At the station, Angeli E Demoni I noticed from the posters was coming up for release in the next month. We wandered out past the souvenir stalls towards the walled city-state of Vaticano. Vatican in itself is a fairly young city-state not even a hundred years old, different from the Holy See, I realize. The image of Pope John Paul declaring from the balcony overlooking St.Peter's square - 'Yesu piranthar' in Tamil one Christmas was one of the earliest scenes I retained from the Doordarshan days.

I stood for some time taking in the scene. The massive square is a physical representation of the grand history. The obelisk and the rows of statues looking down at us from all sides, the large columns and pillars -it was designed by Bernini after all! The marble pillars reminded me of my hometown and the palace with its large pillars.

We spent a lot of time in the square then slowly walked into the basilica. Though the current Basilica is probably only about five centuries old, this site is said to have housed a church fr at least fifteen centuries.
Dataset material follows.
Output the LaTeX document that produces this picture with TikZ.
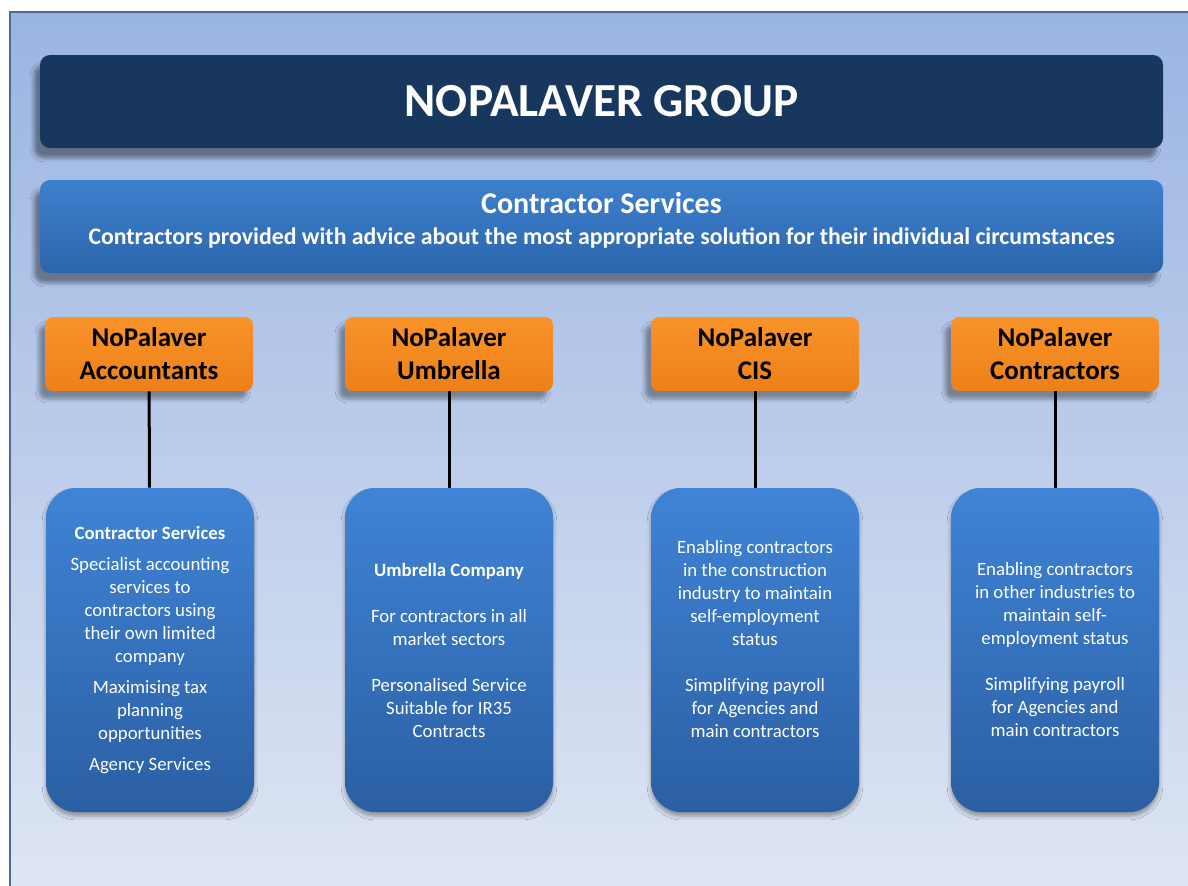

I wondered if I could recall any other site I have visited as old as that. Like Dickens I figured I'd not forget the sensation of looking up at the dome after walking in. Michaelangelo designed this! I rented a audio guide and we spent the next few hours wandering about looking at various paintings, sculptures etc., learning about church design and the variations on this particular one and even how long it takes waiting if one wanted to get married here.

It is not so much a Da Vinci code reference check but Angels and Demons reference check. There are scenes where the Vatican is described in great detail. We took a few pictures of the elite swiss guards - Da Vinci designed their uniforms I read somewhere and made our way up to get a nice view of the city. In the coffee shop, SR asked for espresso and the vendor asked him if he really wanted the Italian espresso or Americano. He went on to explain that Italian espresso is real coffee and Americano is coffee with lot of water. SR an avid coffee drinker laughed and confirmed he wanted the shot. It was amusing to hear the American references - a woman standing queue in one of the shops rambled on in Italian when I said "excuse me" in English about how they did not want Americans and in Italy we should speak in Italian. Granted I ought to have tried to say scusi.. but I certainly didn't expect a caustic lecture. More than that it was further strange a brown eyed, brown skinned, dark haired set of tourists were being mistaken for Americans.

After a long time in Vatican quite drained and tired we slowly ambled out. Deciding to go back in time, our next stop was the Colosseum.

Visiting Rome is a feeling I will never forget in my life.. it was one of those things where you walk a few steps and you are standing in a place steeped in history. I simply stood there my mouth agape gazing at the fantastic structure. Here I was answering my own question, standing at a spot even more antiquated than the Basilica. In a moment of unaided hallucination I could hear the roar of the crowds and the lions and the shouts of the gladiators filling the air.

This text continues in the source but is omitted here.